### Data extract:

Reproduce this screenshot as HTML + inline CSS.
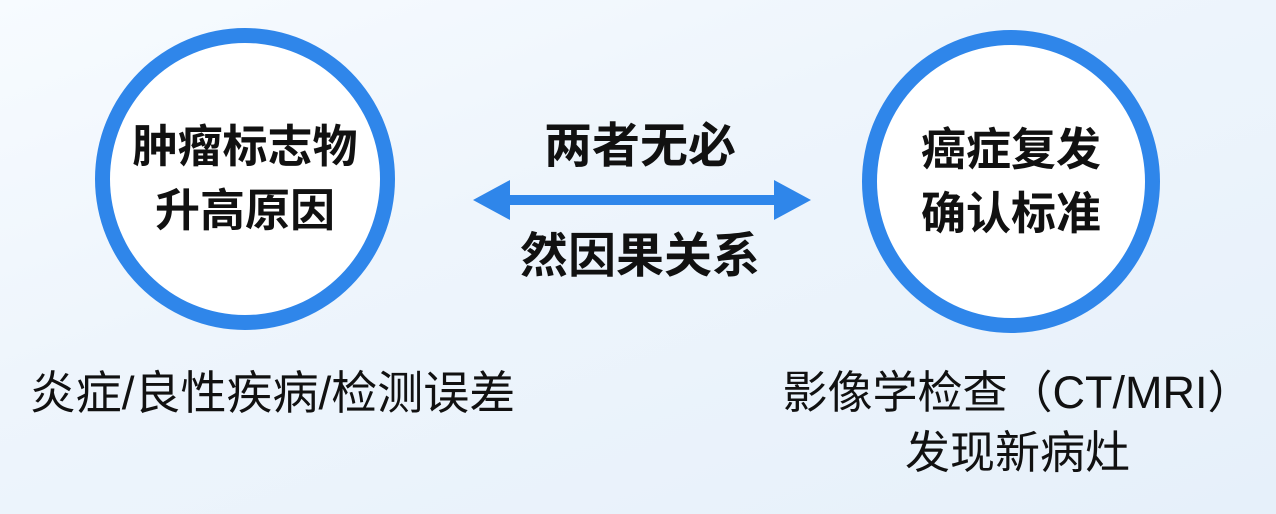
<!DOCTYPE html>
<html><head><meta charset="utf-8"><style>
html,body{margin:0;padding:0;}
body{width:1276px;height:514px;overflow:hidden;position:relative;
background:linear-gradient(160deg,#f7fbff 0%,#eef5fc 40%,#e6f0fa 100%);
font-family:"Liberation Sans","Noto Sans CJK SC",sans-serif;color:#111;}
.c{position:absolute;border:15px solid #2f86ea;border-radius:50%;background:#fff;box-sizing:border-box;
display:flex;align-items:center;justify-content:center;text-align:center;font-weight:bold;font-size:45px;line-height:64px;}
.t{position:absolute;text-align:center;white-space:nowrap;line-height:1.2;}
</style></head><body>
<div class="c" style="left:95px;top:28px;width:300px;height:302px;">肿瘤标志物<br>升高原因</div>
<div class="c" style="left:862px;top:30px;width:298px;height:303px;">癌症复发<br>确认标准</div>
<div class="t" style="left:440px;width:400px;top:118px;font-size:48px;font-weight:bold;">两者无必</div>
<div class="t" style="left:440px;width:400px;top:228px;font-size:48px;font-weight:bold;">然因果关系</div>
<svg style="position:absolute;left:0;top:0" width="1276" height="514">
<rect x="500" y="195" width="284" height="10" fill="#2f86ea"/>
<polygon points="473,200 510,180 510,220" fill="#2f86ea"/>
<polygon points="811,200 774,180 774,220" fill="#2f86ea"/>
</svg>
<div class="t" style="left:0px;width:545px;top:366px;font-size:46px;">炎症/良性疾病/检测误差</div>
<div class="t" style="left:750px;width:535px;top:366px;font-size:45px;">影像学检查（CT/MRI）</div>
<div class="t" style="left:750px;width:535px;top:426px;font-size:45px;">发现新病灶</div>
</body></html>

### Written request:
Quote every line word for word and keep the images out of the copy.

### Answer to this exercise:
Reproduce this screenshot as HTML + inline CSS.
<!DOCTYPE html>
<html><head><meta charset="utf-8"><style>
html,body{margin:0;padding:0;}
body{width:1276px;height:514px;overflow:hidden;position:relative;
background:linear-gradient(160deg,#f7fbff 0%,#eef5fc 40%,#e6f0fa 100%);
font-family:"Liberation Sans","Noto Sans CJK SC",sans-serif;color:#111;}
.c{position:absolute;border:15px solid #2f86ea;border-radius:50%;background:#fff;box-sizing:border-box;
display:flex;align-items:center;justify-content:center;text-align:center;font-weight:bold;font-size:45px;line-height:64px;}
.t{position:absolute;text-align:center;white-space:nowrap;line-height:1.2;}
</style></head><body>
<div class="c" style="left:95px;top:28px;width:300px;height:302px;">肿瘤标志物<br>升高原因</div>
<div class="c" style="left:862px;top:30px;width:298px;height:303px;">癌症复发<br>确认标准</div>
<div class="t" style="left:440px;width:400px;top:118px;font-size:48px;font-weight:bold;">两者无必</div>
<div class="t" style="left:440px;width:400px;top:228px;font-size:48px;font-weight:bold;">然因果关系</div>
<svg style="position:absolute;left:0;top:0" width="1276" height="514">
<rect x="500" y="195" width="284" height="10" fill="#2f86ea"/>
<polygon points="473,200 510,180 510,220" fill="#2f86ea"/>
<polygon points="811,200 774,180 774,220" fill="#2f86ea"/>
</svg>
<div class="t" style="left:0px;width:545px;top:366px;font-size:46px;">炎症/良性疾病/检测误差</div>
<div class="t" style="left:750px;width:535px;top:366px;font-size:45px;">影像学检查（CT/MRI）</div>
<div class="t" style="left:750px;width:535px;top:426px;font-size:45px;">发现新病灶</div>
</body></html>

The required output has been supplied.